- _What this task involves_:
Collect every line in the records below that contains the word "diagram".

Records from a dataset:
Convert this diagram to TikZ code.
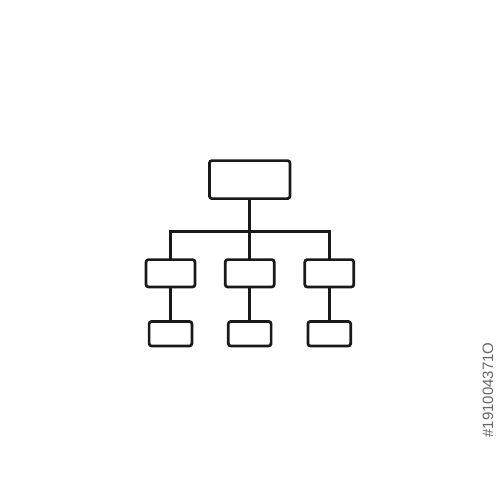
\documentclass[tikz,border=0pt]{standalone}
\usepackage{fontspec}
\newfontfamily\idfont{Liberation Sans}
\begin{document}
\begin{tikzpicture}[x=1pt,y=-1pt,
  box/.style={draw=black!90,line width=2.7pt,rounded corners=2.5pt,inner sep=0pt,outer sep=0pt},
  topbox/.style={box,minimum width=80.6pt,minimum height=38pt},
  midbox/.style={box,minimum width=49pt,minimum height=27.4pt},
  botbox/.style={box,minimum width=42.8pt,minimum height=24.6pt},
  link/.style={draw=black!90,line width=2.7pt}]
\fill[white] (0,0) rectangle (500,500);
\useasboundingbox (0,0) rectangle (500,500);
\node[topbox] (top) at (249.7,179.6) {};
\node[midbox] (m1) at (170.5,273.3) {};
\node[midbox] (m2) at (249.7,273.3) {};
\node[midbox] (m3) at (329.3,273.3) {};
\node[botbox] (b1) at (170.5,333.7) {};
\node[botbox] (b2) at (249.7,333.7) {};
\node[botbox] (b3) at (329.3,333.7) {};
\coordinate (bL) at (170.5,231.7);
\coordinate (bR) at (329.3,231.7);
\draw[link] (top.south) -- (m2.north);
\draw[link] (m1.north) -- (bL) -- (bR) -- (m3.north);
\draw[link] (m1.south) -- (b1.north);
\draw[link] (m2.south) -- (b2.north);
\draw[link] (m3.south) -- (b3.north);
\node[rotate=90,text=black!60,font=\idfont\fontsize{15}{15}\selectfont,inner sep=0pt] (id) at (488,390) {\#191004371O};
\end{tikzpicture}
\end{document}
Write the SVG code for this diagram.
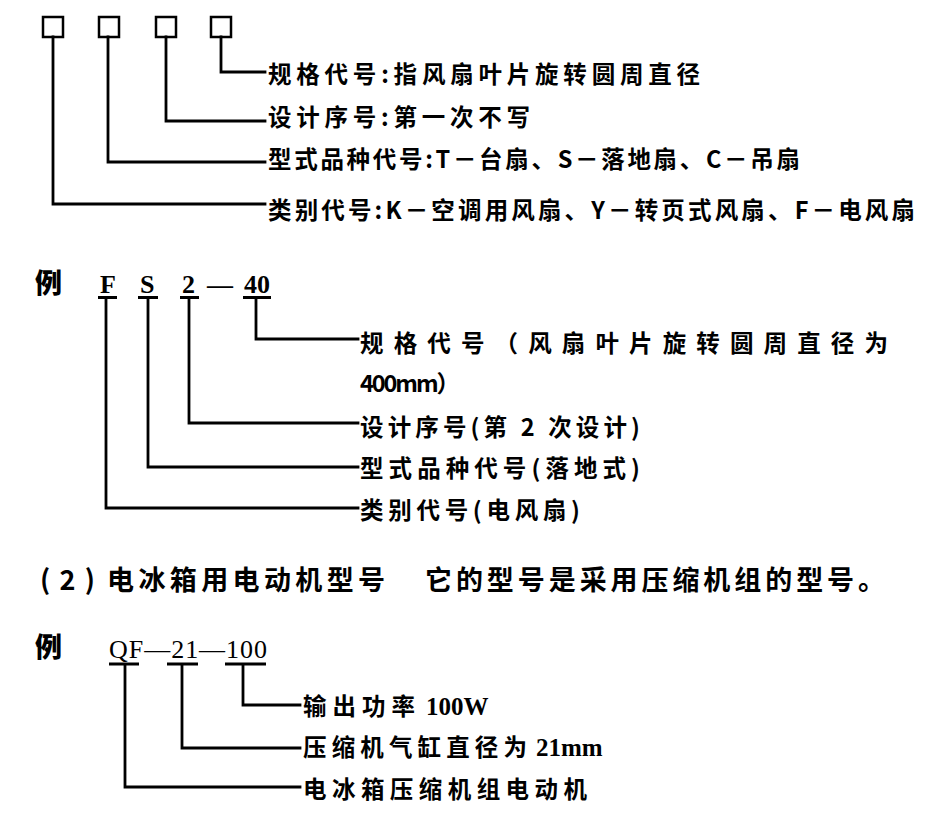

- _Solution to the problem_:
Convert this diagram to TikZ code.
Write the SVG code for this diagram.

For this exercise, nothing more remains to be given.